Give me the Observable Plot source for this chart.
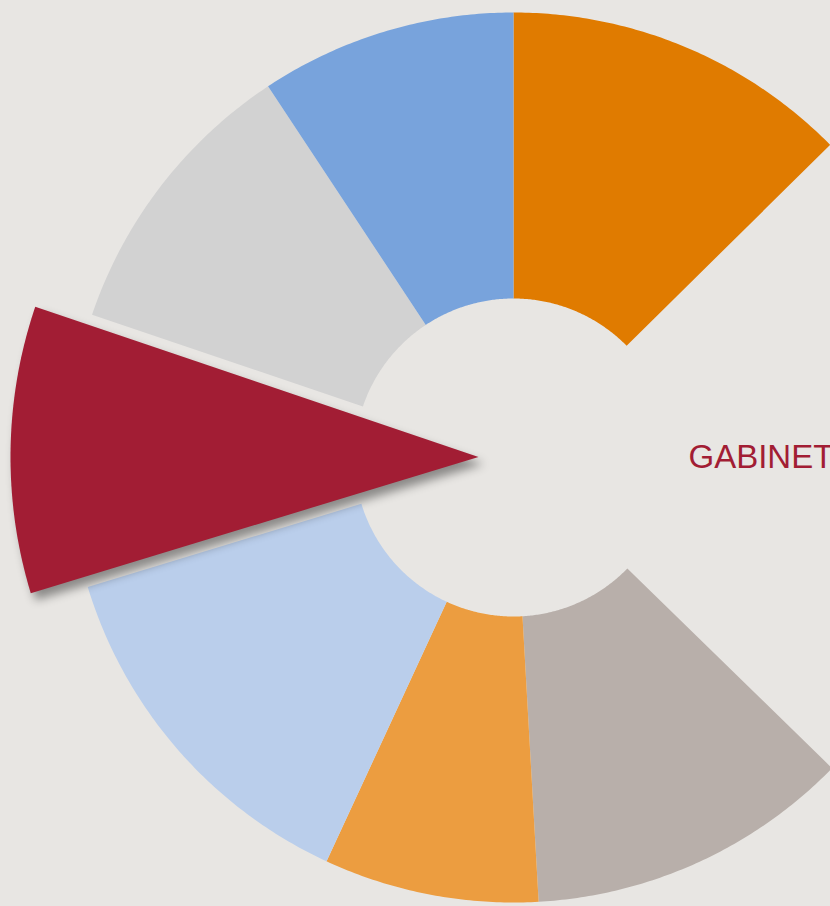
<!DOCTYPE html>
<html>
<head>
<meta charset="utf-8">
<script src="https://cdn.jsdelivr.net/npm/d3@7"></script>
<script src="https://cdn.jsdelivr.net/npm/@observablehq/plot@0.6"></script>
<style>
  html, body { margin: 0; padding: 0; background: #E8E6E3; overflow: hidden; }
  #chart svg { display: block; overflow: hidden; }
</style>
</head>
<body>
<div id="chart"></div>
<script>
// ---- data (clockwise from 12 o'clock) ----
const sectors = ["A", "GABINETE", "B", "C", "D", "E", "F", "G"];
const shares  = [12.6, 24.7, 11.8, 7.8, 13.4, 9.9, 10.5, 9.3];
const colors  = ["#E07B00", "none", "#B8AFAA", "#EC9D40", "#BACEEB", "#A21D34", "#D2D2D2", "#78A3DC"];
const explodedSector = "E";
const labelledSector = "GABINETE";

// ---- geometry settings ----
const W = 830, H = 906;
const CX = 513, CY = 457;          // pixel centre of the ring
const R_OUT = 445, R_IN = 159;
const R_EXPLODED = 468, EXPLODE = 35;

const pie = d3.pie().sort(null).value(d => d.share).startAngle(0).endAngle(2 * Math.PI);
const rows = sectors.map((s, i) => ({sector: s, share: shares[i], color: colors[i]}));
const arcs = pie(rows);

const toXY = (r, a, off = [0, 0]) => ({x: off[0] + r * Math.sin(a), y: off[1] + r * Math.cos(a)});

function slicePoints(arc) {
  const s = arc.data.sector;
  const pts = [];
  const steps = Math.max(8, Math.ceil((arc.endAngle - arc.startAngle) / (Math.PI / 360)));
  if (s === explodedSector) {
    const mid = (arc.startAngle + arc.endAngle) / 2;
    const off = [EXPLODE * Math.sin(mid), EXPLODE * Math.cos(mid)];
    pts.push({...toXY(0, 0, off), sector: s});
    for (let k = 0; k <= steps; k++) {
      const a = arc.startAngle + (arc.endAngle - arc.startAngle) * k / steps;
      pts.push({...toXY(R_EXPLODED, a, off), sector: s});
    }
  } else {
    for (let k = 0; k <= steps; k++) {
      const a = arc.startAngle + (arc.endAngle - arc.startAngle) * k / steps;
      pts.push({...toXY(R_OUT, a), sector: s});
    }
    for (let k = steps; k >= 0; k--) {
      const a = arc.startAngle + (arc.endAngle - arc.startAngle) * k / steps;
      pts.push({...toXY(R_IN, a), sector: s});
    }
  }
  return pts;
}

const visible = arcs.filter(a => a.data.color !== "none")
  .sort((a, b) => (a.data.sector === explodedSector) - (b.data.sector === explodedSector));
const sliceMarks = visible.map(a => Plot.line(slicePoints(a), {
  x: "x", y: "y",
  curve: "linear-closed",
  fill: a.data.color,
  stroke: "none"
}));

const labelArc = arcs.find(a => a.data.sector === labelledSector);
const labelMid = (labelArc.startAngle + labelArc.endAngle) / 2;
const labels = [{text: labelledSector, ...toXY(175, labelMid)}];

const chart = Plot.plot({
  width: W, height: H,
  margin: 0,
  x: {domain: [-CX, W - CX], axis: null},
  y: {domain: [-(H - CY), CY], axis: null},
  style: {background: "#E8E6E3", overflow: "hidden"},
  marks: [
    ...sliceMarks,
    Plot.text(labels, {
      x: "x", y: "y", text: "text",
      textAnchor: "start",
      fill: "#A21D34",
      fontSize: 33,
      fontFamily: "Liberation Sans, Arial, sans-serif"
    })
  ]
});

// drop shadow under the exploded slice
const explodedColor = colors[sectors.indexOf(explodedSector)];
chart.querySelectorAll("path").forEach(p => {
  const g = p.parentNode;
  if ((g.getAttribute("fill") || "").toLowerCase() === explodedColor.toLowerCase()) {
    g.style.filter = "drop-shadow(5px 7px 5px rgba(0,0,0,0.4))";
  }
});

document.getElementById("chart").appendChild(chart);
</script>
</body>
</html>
---*---
#### Set task
Skip the pictures, please, and transcribe only the lines from the beginning of the material through the one that contains "const R_EXPLODED = 468, EXPLODE = 35;".

#### Response to the task
Give me the Observable Plot source for this chart.
<!DOCTYPE html>
<html>
<head>
<meta charset="utf-8">
<script src="https://cdn.jsdelivr.net/npm/d3@7"></script>
<script src="https://cdn.jsdelivr.net/npm/@observablehq/plot@0.6"></script>
<style>
  html, body { margin: 0; padding: 0; background: #E8E6E3; overflow: hidden; }
  #chart svg { display: block; overflow: hidden; }
</style>
</head>
<body>
<div id="chart"></div>
<script>
// ---- data (clockwise from 12 o'clock) ----
const sectors = ["A", "GABINETE", "B", "C", "D", "E", "F", "G"];
const shares  = [12.6, 24.7, 11.8, 7.8, 13.4, 9.9, 10.5, 9.3];
const colors  = ["#E07B00", "none", "#B8AFAA", "#EC9D40", "#BACEEB", "#A21D34", "#D2D2D2", "#78A3DC"];
const explodedSector = "E";
const labelledSector = "GABINETE";

// ---- geometry settings ----
const W = 830, H = 906;
const CX = 513, CY = 457;          // pixel centre of the ring
const R_OUT = 445, R_IN = 159;
const R_EXPLODED = 468, EXPLODE = 35;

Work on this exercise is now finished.